* [PROBLEM DETAILS] Every line of the material that follows must be printed again exactly.

* [SOURCE EXCERPT]
....
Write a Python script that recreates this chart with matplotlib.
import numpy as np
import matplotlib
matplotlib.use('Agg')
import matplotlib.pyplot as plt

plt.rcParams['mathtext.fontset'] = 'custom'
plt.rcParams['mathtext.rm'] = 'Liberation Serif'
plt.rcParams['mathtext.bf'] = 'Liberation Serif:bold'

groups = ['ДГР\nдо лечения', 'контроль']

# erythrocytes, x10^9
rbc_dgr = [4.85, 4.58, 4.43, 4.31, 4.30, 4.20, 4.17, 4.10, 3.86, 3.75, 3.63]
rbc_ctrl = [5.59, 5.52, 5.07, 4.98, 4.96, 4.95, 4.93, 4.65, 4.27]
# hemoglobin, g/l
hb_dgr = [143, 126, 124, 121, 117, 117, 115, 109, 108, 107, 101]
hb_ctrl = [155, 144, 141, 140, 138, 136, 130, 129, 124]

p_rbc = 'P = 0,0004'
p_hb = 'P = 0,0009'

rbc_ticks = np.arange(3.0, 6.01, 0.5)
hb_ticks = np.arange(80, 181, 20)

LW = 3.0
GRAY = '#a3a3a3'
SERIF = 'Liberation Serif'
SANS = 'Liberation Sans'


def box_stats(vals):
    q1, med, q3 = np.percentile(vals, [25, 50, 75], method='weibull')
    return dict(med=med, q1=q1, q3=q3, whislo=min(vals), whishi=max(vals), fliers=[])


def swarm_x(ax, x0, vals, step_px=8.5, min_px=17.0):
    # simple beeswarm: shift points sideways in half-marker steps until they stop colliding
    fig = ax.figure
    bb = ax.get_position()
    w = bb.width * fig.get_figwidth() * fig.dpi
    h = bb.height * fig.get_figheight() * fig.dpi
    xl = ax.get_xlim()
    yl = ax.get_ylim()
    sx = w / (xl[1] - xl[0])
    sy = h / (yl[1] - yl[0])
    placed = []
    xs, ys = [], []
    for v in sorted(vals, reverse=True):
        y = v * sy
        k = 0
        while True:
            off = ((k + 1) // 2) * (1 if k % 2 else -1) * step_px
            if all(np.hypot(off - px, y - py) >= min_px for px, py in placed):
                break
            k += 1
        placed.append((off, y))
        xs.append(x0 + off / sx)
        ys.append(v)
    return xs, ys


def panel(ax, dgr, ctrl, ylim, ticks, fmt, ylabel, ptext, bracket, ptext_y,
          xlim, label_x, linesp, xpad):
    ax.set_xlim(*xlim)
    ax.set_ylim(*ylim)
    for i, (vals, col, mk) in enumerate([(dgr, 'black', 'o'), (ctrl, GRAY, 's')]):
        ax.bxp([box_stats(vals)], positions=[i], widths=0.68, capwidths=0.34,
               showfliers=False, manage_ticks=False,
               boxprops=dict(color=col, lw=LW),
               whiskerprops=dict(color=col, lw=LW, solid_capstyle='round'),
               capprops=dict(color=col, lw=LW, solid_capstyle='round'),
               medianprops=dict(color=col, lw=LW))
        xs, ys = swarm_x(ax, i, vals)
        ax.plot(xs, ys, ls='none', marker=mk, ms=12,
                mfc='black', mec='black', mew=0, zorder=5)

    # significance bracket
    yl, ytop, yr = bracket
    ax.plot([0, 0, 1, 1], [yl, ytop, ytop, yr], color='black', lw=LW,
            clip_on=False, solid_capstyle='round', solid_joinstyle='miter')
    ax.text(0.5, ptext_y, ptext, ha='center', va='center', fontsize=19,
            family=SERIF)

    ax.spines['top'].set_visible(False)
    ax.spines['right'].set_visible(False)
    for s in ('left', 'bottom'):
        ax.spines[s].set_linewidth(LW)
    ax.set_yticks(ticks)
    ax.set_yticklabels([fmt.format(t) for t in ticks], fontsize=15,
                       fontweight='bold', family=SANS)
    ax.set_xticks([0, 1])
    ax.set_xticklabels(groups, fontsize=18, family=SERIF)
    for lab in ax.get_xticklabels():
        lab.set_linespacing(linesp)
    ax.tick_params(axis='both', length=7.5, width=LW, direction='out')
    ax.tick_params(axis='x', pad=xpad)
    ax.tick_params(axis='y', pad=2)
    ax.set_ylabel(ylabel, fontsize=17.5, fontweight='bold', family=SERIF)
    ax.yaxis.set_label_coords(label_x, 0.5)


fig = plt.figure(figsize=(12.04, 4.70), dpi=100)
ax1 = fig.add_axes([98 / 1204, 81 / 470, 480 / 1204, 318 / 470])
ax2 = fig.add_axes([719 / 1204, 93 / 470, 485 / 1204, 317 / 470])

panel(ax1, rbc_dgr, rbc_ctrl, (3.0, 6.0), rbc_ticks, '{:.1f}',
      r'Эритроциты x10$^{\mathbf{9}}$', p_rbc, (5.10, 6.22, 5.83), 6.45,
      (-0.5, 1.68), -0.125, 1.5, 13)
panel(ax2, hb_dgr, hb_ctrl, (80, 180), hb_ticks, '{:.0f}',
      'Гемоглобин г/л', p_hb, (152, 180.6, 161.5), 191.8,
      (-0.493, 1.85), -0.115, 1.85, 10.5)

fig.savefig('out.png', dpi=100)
....
* [CORRECT OUTPUT]
Write a Python script that recreates this chart with matplotlib.
import numpy as np
import matplotlib
matplotlib.use('Agg')
import matplotlib.pyplot as plt

plt.rcParams['mathtext.fontset'] = 'custom'
plt.rcParams['mathtext.rm'] = 'Liberation Serif'
plt.rcParams['mathtext.bf'] = 'Liberation Serif:bold'

groups = ['ДГР\nдо лечения', 'контроль']

# erythrocytes, x10^9
rbc_dgr = [4.85, 4.58, 4.43, 4.31, 4.30, 4.20, 4.17, 4.10, 3.86, 3.75, 3.63]
rbc_ctrl = [5.59, 5.52, 5.07, 4.98, 4.96, 4.95, 4.93, 4.65, 4.27]
# hemoglobin, g/l
hb_dgr = [143, 126, 124, 121, 117, 117, 115, 109, 108, 107, 101]
hb_ctrl = [155, 144, 141, 140, 138, 136, 130, 129, 124]

p_rbc = 'P = 0,0004'
p_hb = 'P = 0,0009'

rbc_ticks = np.arange(3.0, 6.01, 0.5)
hb_ticks = np.arange(80, 181, 20)

LW = 3.0
GRAY = '#a3a3a3'
SERIF = 'Liberation Serif'
SANS = 'Liberation Sans'


def box_stats(vals):
    q1, med, q3 = np.percentile(vals, [25, 50, 75], method='weibull')
    return dict(med=med, q1=q1, q3=q3, whislo=min(vals), whishi=max(vals), fliers=[])


def swarm_x(ax, x0, vals, step_px=8.5, min_px=17.0):
    # simple beeswarm: shift points sideways in half-marker steps until they stop colliding
    fig = ax.figure
    bb = ax.get_position()
    w = bb.width * fig.get_figwidth() * fig.dpi
    h = bb.height * fig.get_figheight() * fig.dpi
    xl = ax.get_xlim()
    yl = ax.get_ylim()
    sx = w / (xl[1] - xl[0])
    sy = h / (yl[1] - yl[0])
    placed = []
    xs, ys = [], []
    for v in sorted(vals, reverse=True):
        y = v * sy
        k = 0
        while True:
            off = ((k + 1) // 2) * (1 if k % 2 else -1) * step_px
            if all(np.hypot(off - px, y - py) >= min_px for px, py in placed):
                break
            k += 1
        placed.append((off, y))
        xs.append(x0 + off / sx)
        ys.append(v)
    return xs, ys


def panel(ax, dgr, ctrl, ylim, ticks, fmt, ylabel, ptext, bracket, ptext_y,
          xlim, label_x, linesp, xpad):
    ax.set_xlim(*xlim)
    ax.set_ylim(*ylim)
    for i, (vals, col, mk) in enumerate([(dgr, 'black', 'o'), (ctrl, GRAY, 's')]):
        ax.bxp([box_stats(vals)], positions=[i], widths=0.68, capwidths=0.34,
               showfliers=False, manage_ticks=False,
               boxprops=dict(color=col, lw=LW),
               whiskerprops=dict(color=col, lw=LW, solid_capstyle='round'),
               capprops=dict(color=col, lw=LW, solid_capstyle='round'),
               medianprops=dict(color=col, lw=LW))
        xs, ys = swarm_x(ax, i, vals)
        ax.plot(xs, ys, ls='none', marker=mk, ms=12,
                mfc='black', mec='black', mew=0, zorder=5)

    # significance bracket
    yl, ytop, yr = bracket
    ax.plot([0, 0, 1, 1], [yl, ytop, ytop, yr], color='black', lw=LW,
            clip_on=False, solid_capstyle='round', solid_joinstyle='miter')
    ax.text(0.5, ptext_y, ptext, ha='center', va='center', fontsize=19,
            family=SERIF)

    ax.spines['top'].set_visible(False)
    ax.spines['right'].set_visible(False)
    for s in ('left', 'bottom'):
        ax.spines[s].set_linewidth(LW)
    ax.set_yticks(ticks)
    ax.set_yticklabels([fmt.format(t) for t in ticks], fontsize=15,
                       fontweight='bold', family=SANS)
    ax.set_xticks([0, 1])
    ax.set_xticklabels(groups, fontsize=18, family=SERIF)
    for lab in ax.get_xticklabels():
        lab.set_linespacing(linesp)
    ax.tick_params(axis='both', length=7.5, width=LW, direction='out')
    ax.tick_params(axis='x', pad=xpad)
    ax.tick_params(axis='y', pad=2)
    ax.set_ylabel(ylabel, fontsize=17.5, fontweight='bold', family=SERIF)
    ax.yaxis.set_label_coords(label_x, 0.5)


fig = plt.figure(figsize=(12.04, 4.70), dpi=100)
ax1 = fig.add_axes([98 / 1204, 81 / 470, 480 / 1204, 318 / 470])
ax2 = fig.add_axes([719 / 1204, 93 / 470, 485 / 1204, 317 / 470])

panel(ax1, rbc_dgr, rbc_ctrl, (3.0, 6.0), rbc_ticks, '{:.1f}',
      r'Эритроциты x10$^{\mathbf{9}}$', p_rbc, (5.10, 6.22, 5.83), 6.45,
      (-0.5, 1.68), -0.125, 1.5, 13)
panel(ax2, hb_dgr, hb_ctrl, (80, 180), hb_ticks, '{:.0f}',
      'Гемоглобин г/л', p_hb, (152, 180.6, 161.5), 191.8,
      (-0.493, 1.85), -0.115, 1.85, 10.5)

fig.savefig('out.png', dpi=100)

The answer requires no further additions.